2.2. Performance Metrics

The performance of the image segmentation model was evaluated using a confusion matrix, a common statistical method for quantitatively representing the comparison between predicted and actual observations. Additionally, accuracy and IoU (Intersection over Union) [5] were computed as additional performance metrics, as demonstrated in Equations (1) and (2). It is worth noting that TP represents true positives, TN represents true negatives, FN represents false negatives, and FP represents false positives.

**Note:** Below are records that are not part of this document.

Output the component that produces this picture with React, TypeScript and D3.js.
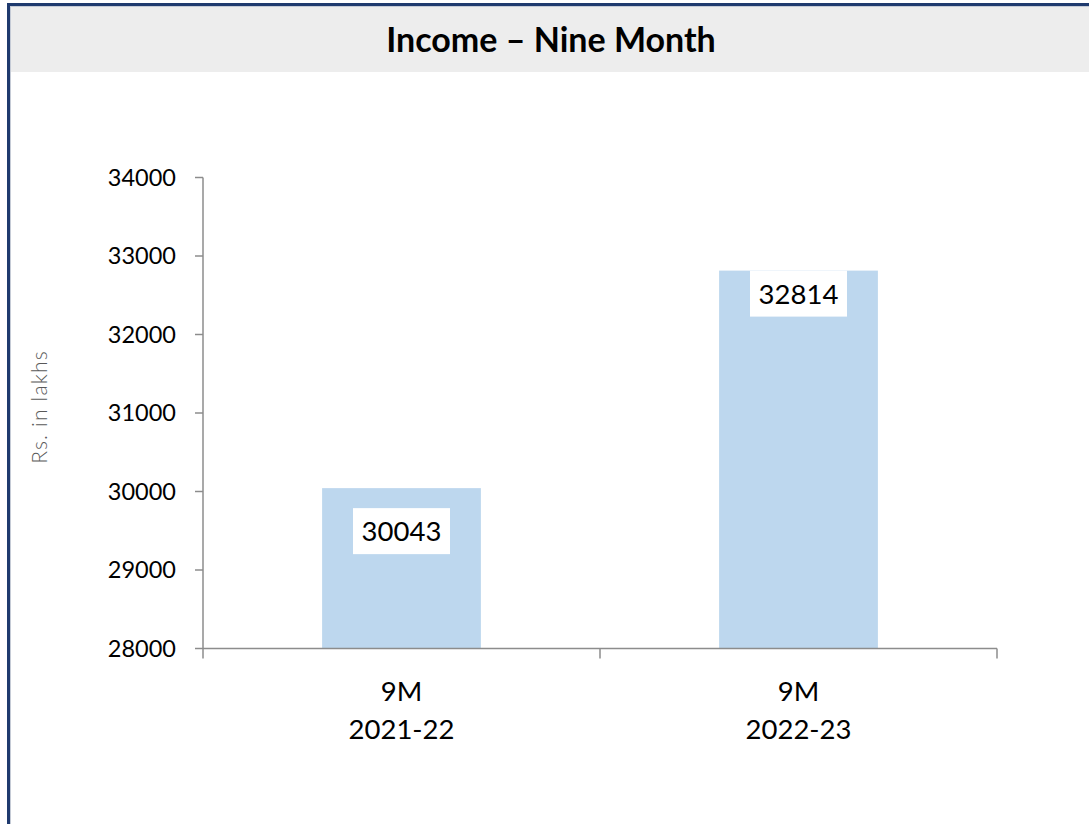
import React from "react";
import * as d3 from "d3";

const categories: string[][] = [["9M", "2021-22"], ["9M", "2022-23"]];
const values: number[] = [30043, 32814];
const yTicks: number[] = [28000, 29000, 30000, 31000, 32000, 33000, 34000];
const title = "Income – Nine Month";
const yTitle = "Rs. in lakhs";

const W = 1089;
const H = 824;
const FONT = "Lato, 'Open Sans', sans-serif";
const labelOffsets = [20, 0];

export default function App() {
  const x = d3.scaleBand<number>().domain(values.map((_, i) => i)).range([203, 997]).padding(0);
  const y = d3.scaleLinear().domain([28000, 34000]).range([648.5, 177.5]);
  const barW = x.bandwidth() * 0.4;
  const axisColor = "#8c8c8c";

  return (
    <svg width={W} height={H} style={{ position: "absolute", left: 0, top: 0, display: "block", background: "#fff" }}>
      <rect x={0} y={0} width={W} height={H} fill="#fff" />
      {/* title band */}
      <rect x={11} y={7} width={W - 11} height={65} fill="#ededed" />
      {/* frame */}
      <rect x={8.5} y={4.5} width={1300} height={1300} fill="none" stroke="#1f3a6e" strokeWidth={3} />
      <rect x={10.5} y={6.5} width={1300} height={1300} fill="none" stroke="#c5cbd6" strokeWidth={1} />
      <text x={551} y={52} textAnchor="middle" fontFamily={FONT} fontWeight={700} fontSize={34} fill="#000">
        {title}
      </text>

      {/* bars */}
      {values.map((v, i) => (
        <rect
          key={i}
          x={(x(i) as number) + (x.bandwidth() - barW) / 2}
          y={y(v)}
          width={barW}
          height={y(28000) - y(v)}
          fill="#bdd7ee"
        />
      ))}

      {/* y axis */}
      <line x1={203} x2={203} y1={y(34000)} y2={y(28000)} stroke={axisColor} strokeWidth={1.5} />
      {yTicks.map((t) => (
        <g key={t}>
          <line x1={195} x2={203} y1={y(t)} y2={y(t)} stroke={axisColor} strokeWidth={1.5} />
          <text x={176} y={y(t)} dy="0.36em" textAnchor="end" fontFamily={FONT} fontSize={23.5} fill="#000">
            {t}
          </text>
        </g>
      ))}

      {/* x axis */}
      <line x1={203} x2={997} y1={y(28000)} y2={y(28000)} stroke={axisColor} strokeWidth={1.5} />
      {[...x.domain(), values.length].map((i) => {
        const xx = i < values.length ? (x(i) as number) : 997;
        return <line key={i} x1={xx} x2={xx} y1={y(28000)} y2={y(28000) + 10} stroke={axisColor} strokeWidth={1.5} />;
      })}
      {categories.map((c, i) => (
        <text key={i} x={(x(i) as number) + x.bandwidth() / 2} textAnchor="middle" fontFamily={FONT} fontSize={27.5} fill="#000">
          <tspan x={(x(i) as number) + x.bandwidth() / 2} y={701}>{c[0]}</tspan>
          <tspan x={(x(i) as number) + x.bandwidth() / 2} y={739}>{c[1]}</tspan>
        </text>
      ))}

      {/* data labels */}
      {values.map((v, i) => {
        const cx = (x(i) as number) + x.bandwidth() / 2;
        const top = y(v) + labelOffsets[i];
        return (
          <g key={i}>
            <rect x={cx - 48.5} y={top} width={97} height={46} fill="#fff" />
            <text x={cx} y={top + 23} dy="0.36em" textAnchor="middle" fontFamily={FONT} fontSize={27.5} fill="#000">
              {v}
            </text>
          </g>
        );
      })}

      {/* y title */}
      <text
        transform={`translate(47,407) rotate(-90)`}
        textAnchor="middle"
        fontFamily={FONT}
        fontSize={21}
        fontWeight={300}
        letterSpacing={1.2}
        fill="#595959"
      >
        {yTitle}
      </text>
    </svg>
  );
}
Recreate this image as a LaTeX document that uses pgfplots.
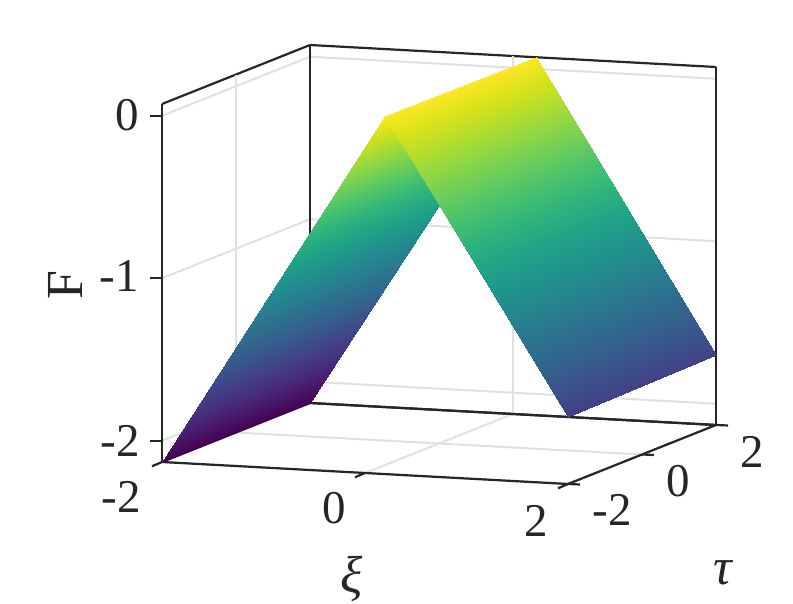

$$\mathrm{Accuracy}={\displaystyle \frac{TP+TN}{TP+FN+FP+TN}}$$

(1)

$$\mathrm{IoU}={\displaystyle \frac{TP}{TP+FN+FP}}$$

(2)

3. Experimental Setup

3.1. Study Sites and Data

The proposed model was applied to four agricultural reservoirs (Figure 2a–d). Image data for all reservoirs were obtained through the Korea Rural Community Corporation Integrated System. Data for M-reservoir and G-reservoir were collected from 21 June 2020, 00:00, to 18 July 2022, 23:00, at one-hour intervals, while data for C-reservoir and Y-reservoir were collected from 1 January 2023, 00:00, to 1 September 2023, 10:00, also at one-hour intervals. Prior to use, all collected image data underwent initial filtering to ensure suitability for the image segmentation model.

3.2. Model Implementations

The image segmentation model utilized the parameters specified for Liang et al.’s model [4] without fine-tuning the hyperparameters. The resolution of all training images was set to 416 × 416, with a batch size of 4. The initial learning rate was set to 10⁻⁴, which decreased to 1 × 10⁻⁵ during training. For image segmentation evaluation, the IoU metric was employed, and training was conducted for 150 epochs [4]. During transfer learning, image data from four reservoirs were utilized, totaling 7320 images for agricultural reservoir image segmentation model evaluation. The resolution of the images was set to 1920 × 1080 pixels.

4. Results and Discussion

The results (Figure 3a–d) demonstrate that the proposed model achieves accuracy ranging from 95% to 99% across all agricultural reservoirs, indicating effective segmentation of water and background in the image data. Regarding evaluation metrics, most accuracies ranged from 0.92 to 0.99.

Figure 4 illustrates the water segmentation images of the estimated results obtained from the proposed model. Water areas segmented by the model are highlighted as a blue overlay, while the actual water boundary is represented in red. The M-reservoir exhibited the highest accuracy, attributed to the relatively low complexity of the image data. Conversely, in all other reservoirs, most predictions were accurate during daylight hours with high resolution and good weather conditions, but some inaccuracies occurred, as depicted in Figure 4b. The challenges in segmentation stemmed from various factors, including different colors of the water surface due to shadows (observed in M-reservoir and Y-reservoir), the obstruction of CCTV due to severe weather conditions (seen in G-reservoir), and excessive light reflection on the water surface (C-reservoir) due to stronger sunlight compared to other days. Moreover, challenges arose from low resolution during night-time. To enhance performance and prevent potential misclassification in water level estimation, increasing the diversity of image data samples is crucial.

5. Conclusions

This study introduced a novel method for estimating water levels using CCTV image data from agricultural reservoirs. By leveraging transfer learning from Liang et al. [4], specialized for water image segmentation, this study explored the applicability of deep semantic neural networks. Evaluation with CCTV image data from four agricultural reservoirs showed segmentation accuracy ranging from 95% to 99%. Accurate predictions were mainly observed in straightforward conditions or during daylight with high resolution, while inaccuracies were often due to obstacles, intense sunlight causing reflections, adverse weather, or low-resolution night-time images. Enhancements are expected through strategies like long-term data collection and diversified collection under various conditions. This research demonstrates the potential and advancement of the water level estimation process by accurately and efficiently estimating the water levels of agricultural reservoirs through image segmentation.